What is the image of the disc $|z|<\frac{1}{2}$ under the complex function $f(z)=\frac{z^2+1}{2z}=\frac{1}{2}\left( z+\frac{1}{z} \right)$?
I guess that a first step is to write: $2f(x+iy) = x+iy+\frac{1}{x^2+y^2}\left( x-iy \right)$ or $2f(re^{i\theta}) =re^{i\theta}+\frac{1}{r}e^{-i\theta} $. Now, whenever $|z|$ is constant (for example $=c$), we can write $f(z)=\frac{c^2 e^{i\theta}+e^{-i\theta}}{c}$, which is something I do not really know how to specify.
Only when $c=1$, I obtain $f(z)=e^{i\theta}+e^{-i\theta}=2\cos (\theta)$ which is just part of the real line.
So to understand what is the image of the disc $|z|<\frac{1}{2}$, I guess I would have to understand what is the image of every circle $|z|=c$ ($0<c<0.5$), or what is the image of every ray $\theta=c, 0<r<0.5$. How should I do it?

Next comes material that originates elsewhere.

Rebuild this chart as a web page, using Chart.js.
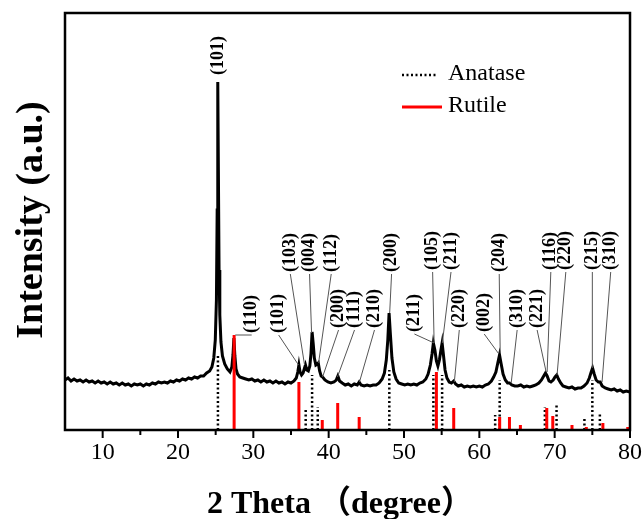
<!DOCTYPE html>
<html>
<head>
<meta charset="utf-8">
<script src="https://cdn.jsdelivr.net/npm/chart.js@4.4.1/dist/chart.umd.min.js"></script>
<style>
  html, body { margin: 0; padding: 0; background: #fff; }
</style>
</head>
<body>
<canvas id="xrd" width="643" height="519"></canvas>
<script>
// XRD scan: [2theta (deg), intensity (a.u.)]
const scan = [
  [5.0, 50], [5.4, 52], [5.8, 49], [6.2, 51], [6.6, 49], [7.0, 50], [7.4, 48], [7.8, 50],
  [8.2, 48], [8.6, 49], [9.0, 47], [9.4, 49], [9.8, 47], [10.2, 48], [10.6, 46], [11.0, 48],
  [11.4, 46], [11.8, 47], [12.2, 45], [12.6, 47], [13.0, 45], [13.4, 46], [13.8, 44], [14.2, 46],
  [14.6, 45], [15.0, 46], [15.4, 44], [15.8, 46], [16.2, 45], [16.6, 47], [17.0, 46], [17.4, 48],
  [17.8, 47], [18.2, 48], [18.6, 47], [19.0, 49], [19.4, 48], [19.8, 50], [20.2, 49], [20.6, 51],
  [21.0, 50], [21.4, 52], [21.8, 51], [22.2, 53], [22.6, 52], [23.0, 54], [23.4, 54], [23.8, 57],
  [24.2, 59], [24.5, 63], [24.75, 72], [24.95, 90], [25.1, 130], [25.2, 220], [25.28, 348], [25.36, 260],
  [25.45, 160], [25.55, 115], [25.7, 88], [25.9, 74], [26.2, 66], [26.55, 61], [26.9, 58], [27.15, 63],
  [27.3, 75], [27.42, 92], [27.55, 74], [27.7, 61], [27.9, 56], [28.2, 53], [28.6, 52], [29.0, 51],
  [29.4, 50], [29.8, 51], [30.2, 49], [30.6, 50], [31.0, 48], [31.4, 50], [31.8, 48], [32.2, 49],
  [32.6, 47], [33.0, 49], [33.4, 47], [33.8, 48], [34.2, 46], [34.6, 48], [35.0, 47], [35.4, 49],
  [35.7, 52], [35.9, 58], [36.05, 65], [36.2, 58], [36.4, 55], [36.6, 57], [36.8, 62], [36.92, 65],
  [37.1, 60], [37.3, 59], [37.5, 64], [37.65, 76], [37.8, 98], [37.95, 86], [38.1, 72], [38.3, 65],
  [38.5, 66], [38.62, 67], [38.8, 59], [39.0, 54], [39.2, 53], [39.5, 50], [39.9, 48], [40.3, 47],
  [40.7, 48], [41.0, 50], [41.22, 54], [41.45, 49], [41.8, 47], [42.2, 45], [42.6, 46], [43.0, 44],
  [43.4, 46], [43.8, 45], [44.05, 48], [44.3, 45], [44.7, 44], [45.1, 45], [45.5, 44], [45.9, 45],
  [46.3, 45], [46.7, 47], [47.1, 51], [47.4, 57], [47.65, 70], [47.85, 90], [48.02, 117], [48.2, 95],
  [48.4, 72], [48.65, 58], [48.95, 51], [49.3, 47], [49.7, 46], [50.1, 45], [50.5, 46], [50.9, 45],
  [51.3, 46], [51.7, 45], [52.1, 47], [52.5, 48], [52.9, 51], [53.2, 56], [53.5, 65], [53.72, 76],
  [53.9, 87], [54.1, 80], [54.3, 69], [54.5, 64], [54.7, 70], [54.9, 80], [55.06, 87], [55.25, 74],
  [55.45, 60], [55.7, 52], [56.0, 48], [56.3, 47], [56.6, 49], [56.85, 46], [57.2, 44], [57.6, 45],
  [58.0, 43], [58.4, 44], [58.8, 43], [59.2, 44], [59.6, 43], [60.0, 44], [60.4, 43], [60.8, 45],
  [61.2, 46], [61.6, 49], [61.9, 53], [62.2, 58], [62.45, 67], [62.68, 75], [62.9, 66], [63.15, 56],
  [63.45, 50], [63.75, 47], [64.0, 47], [64.3, 45], [64.7, 44], [65.1, 44], [65.5, 45], [65.9, 43],
  [66.3, 44], [66.7, 43], [67.1, 44], [67.5, 45], [67.9, 47], [68.25, 50], [68.55, 54], [68.78, 57],
  [69.0, 54], [69.25, 49], [69.5, 48], [69.8, 50], [70.05, 53], [70.28, 55], [70.5, 51], [70.8, 47],
  [71.1, 44], [71.5, 43], [71.9, 42], [72.3, 43], [72.7, 41], [73.1, 42], [73.5, 42], [73.9, 44],
  [74.3, 47], [74.6, 52], [74.85, 58], [75.03, 62], [75.25, 56], [75.5, 50], [75.8, 48], [76.05, 48],
  [76.3, 44], [76.7, 42], [77.1, 41], [77.5, 40], [77.9, 41], [78.3, 39], [78.7, 40], [79.1, 38],
  [79.5, 39], [80.0, 38]
];

// reference patterns (stick heights as drawn)
const anatase2Theta = [25.3, 36.95, 37.8, 38.55, 48.05, 53.9, 55.06, 62.1, 62.7, 68.7, 70.25, 73.95, 75.0, 76.0];
const anataseHeight = [75, 22, 55, 23, 60, 55, 55, 15, 50, 23, 26, 12, 50, 18];
const rutile2Theta = [27.45, 36.05, 39.15, 41.2, 44.05, 54.3, 56.6, 62.7, 64.0, 65.45, 68.95, 69.75, 72.3, 74.2, 76.4, 79.7];
const rutileHeight = [95, 48, 10, 27, 13, 58, 22, 13, 13, 5, 22, 14, 5, 3, 7, 3];

const xTicks = [10, 20, 30, 40, 50, 60, 70, 80];
const xMinorTicks = [15, 25, 35, 45, 55, 65, 75];

// peak labels: text, text anchor [2theta, intensity], leader tip [2theta, intensity] or null
const peakTexts = ['(101)', '(110)', '(101)', '(103)', '(004)', '(112)', '(200)', '(111)', '(210)', '(200)', '(211)',
  '(105)', '(211)', '(220)', '(002)', '(204)', '(310)', '(221)', '(116)', '(220)', '(215)', '(310)'];
const peakTextAt = [[25.41, 355], [29.78, 97], [33.36, 97], [34.91, 158], [37.46, 158], [40.34, 158], [41.31, 102],
  [43.43, 102], [46.08, 102], [48.35, 158], [51.38, 98], [53.8, 160], [56.24, 160], [57.34, 102], [60.65, 98],
  [62.64, 158], [65.02, 102], [67.67, 102], [69.49, 160], [71.48, 160], [75.0, 160], [77.44, 160]];
const peakTips = [null, [27.6, 95], [36.0, 65], [36.8, 65], [37.73, 97], [38.66, 67], [39.19, 53],
  [41.17, 53], [44.09, 48], [48.1, 117], [54.0, 87], [54.0, 87], [55.09, 87], [56.68, 48], [62.5, 77],
  [62.77, 77], [64.23, 47], [68.87, 58], [69.0, 58], [70.32, 55], [75.0, 62], [76.29, 48]];

function sticks(pos, h) {
  const out = [];
  pos.forEach((p, i) => {
    out.push({ x: p, y: 0 }, { x: p, y: h[i] }, { x: p, y: null });
  });
  return out;
}

const serif = '"Liberation Serif", "Times New Roman", serif';

const decorations = {
  id: 'decorations',
  afterDatasetsDraw(chart) {
    const { ctx, chartArea: a, scales: { x, y } } = chart;
    ctx.save();

    // leader lines
    ctx.strokeStyle = '#555';
    ctx.lineWidth = 1;
    peakTexts.forEach((t, i) => {
      const tip = peakTips[i];
      if (!tip) return;
      ctx.beginPath();
      ctx.moveTo(x.getPixelForValue(peakTextAt[i][0]), y.getPixelForValue(peakTextAt[i][1]) + 2);
      ctx.lineTo(x.getPixelForValue(tip[0]), y.getPixelForValue(tip[1]));
      ctx.stroke();
    });

    // peak labels, rotated
    ctx.fillStyle = '#000';
    ctx.font = 'bold 18px ' + serif;
    ctx.textAlign = 'left';
    ctx.textBaseline = 'middle';
    peakTexts.forEach((t, i) => {
      ctx.save();
      ctx.translate(x.getPixelForValue(peakTextAt[i][0]), y.getPixelForValue(peakTextAt[i][1]));
      ctx.rotate(-Math.PI / 2);
      ctx.fillText(t, 0, 0);
      ctx.restore();
    });

    // frame
    ctx.strokeStyle = '#000';
    ctx.lineWidth = 2.5;
    ctx.strokeRect(a.left, a.top, a.right - a.left, a.bottom - a.top);

    // x tick marks (outside)
    ctx.lineWidth = 2;
    xTicks.forEach(v => {
      const px = x.getPixelForValue(v);
      ctx.beginPath(); ctx.moveTo(px, a.bottom); ctx.lineTo(px, a.bottom + 8); ctx.stroke();
    });
    xMinorTicks.forEach(v => {
      const px = x.getPixelForValue(v);
      ctx.beginPath(); ctx.moveTo(px, a.bottom); ctx.lineTo(px, a.bottom + 5); ctx.stroke();
    });

    // legend
    const lx = a.left + 337, ly = a.top + 62;
    ctx.lineWidth = 2.5;
    ctx.setLineDash([2, 2.5]);
    ctx.beginPath(); ctx.moveTo(lx, ly); ctx.lineTo(lx + 36, ly); ctx.stroke();
    ctx.setLineDash([]);
    ctx.strokeStyle = '#ff0000';
    ctx.lineWidth = 3;
    ctx.beginPath(); ctx.moveTo(lx, ly + 32); ctx.lineTo(lx + 40, ly + 32); ctx.stroke();
    ctx.font = '24px ' + serif;
    ctx.textAlign = 'left';
    ctx.textBaseline = 'middle';
    ctx.fillText('Anatase', lx + 46, ly - 1);
    ctx.fillText('Rutile', lx + 46, ly + 31);

    // axis titles
    ctx.font = 'bold 32px ' + serif + ', "Noto Sans CJK SC"';
    ctx.textAlign = 'center';
    ctx.textBaseline = 'alphabetic';
    ctx.fillText('2 Theta （degree）', 340, 513);
    ctx.save();
    ctx.translate(42, 220);
    ctx.rotate(-Math.PI / 2);
    ctx.font = 'bold 38px ' + serif;
    ctx.fillText('Intensity (a.u.)', 0, 0);
    ctx.restore();

    ctx.restore();
  }
};

new Chart(document.getElementById('xrd'), {
  type: 'line',
  data: {
    datasets: [
      {
        label: 'Sample',
        data: scan.map(p => ({ x: p[0], y: p[1] })),
        borderColor: '#000',
        borderWidth: 3,
        pointRadius: 0,
        tension: 0,
        order: 3
      },
      {
        label: 'Anatase',
        data: sticks(anatase2Theta, anataseHeight),
        borderColor: '#000',
        borderWidth: 2.5,
        borderDash: [2, 2.5],
        pointRadius: 0,
        spanGaps: false,
        order: 2
      },
      {
        label: 'Rutile',
        data: sticks(rutile2Theta, rutileHeight),
        borderColor: '#ff0000',
        borderWidth: 3,
        pointRadius: 0,
        spanGaps: false,
        order: 1
      }
    ]
  },
  options: {
    responsive: false,
    animation: false,
    devicePixelRatio: 1,
    layout: { padding: { top: 13, right: 13, left: 0, bottom: 0 } },
    plugins: { legend: { display: false }, tooltip: { enabled: false } },
    scales: {
      x: {
        type: 'linear',
        min: 5,
        max: 80,
        afterFit: s => { s.height = 89; s.paddingLeft = 0; s.paddingRight = 0; },
        afterBuildTicks: s => { s.ticks = xTicks.map(v => ({ value: v })); },
        grid: { display: false, drawTicks: false },
        border: { display: false },
        ticks: {
          color: '#000',
          padding: 8,
          maxRotation: 0,
          font: { family: serif, size: 24 }
        }
      },
      y: {
        type: 'linear',
        min: 0,
        max: 417,
        afterFit: s => { s.width = 65; s.paddingTop = 0; s.paddingBottom = 0; },
        grid: { display: false, drawTicks: false },
        border: { display: false },
        ticks: { display: false }
      }
    }
  },
  plugins: [decorations]
});
</script>
</body>
</html>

You have if $z = ce^{-i\theta}$ and $f(z) = x + iy$ then,
$$x = \frac{1+c^2}{2c}\cos \theta, \quad y = \frac{1-c^2}{2c}\sin \theta$$
this is an ellipse of big axis $a = \frac{1+c^2}{2c}$ and small axis $b = \frac{1-c^2}{2c}$. Both axes are decreasing with the value of $c$ so the image that you are looking for is outside the ellipse:
$$x = \frac{5}4\cos \theta, \quad y = \frac34\sin \theta$$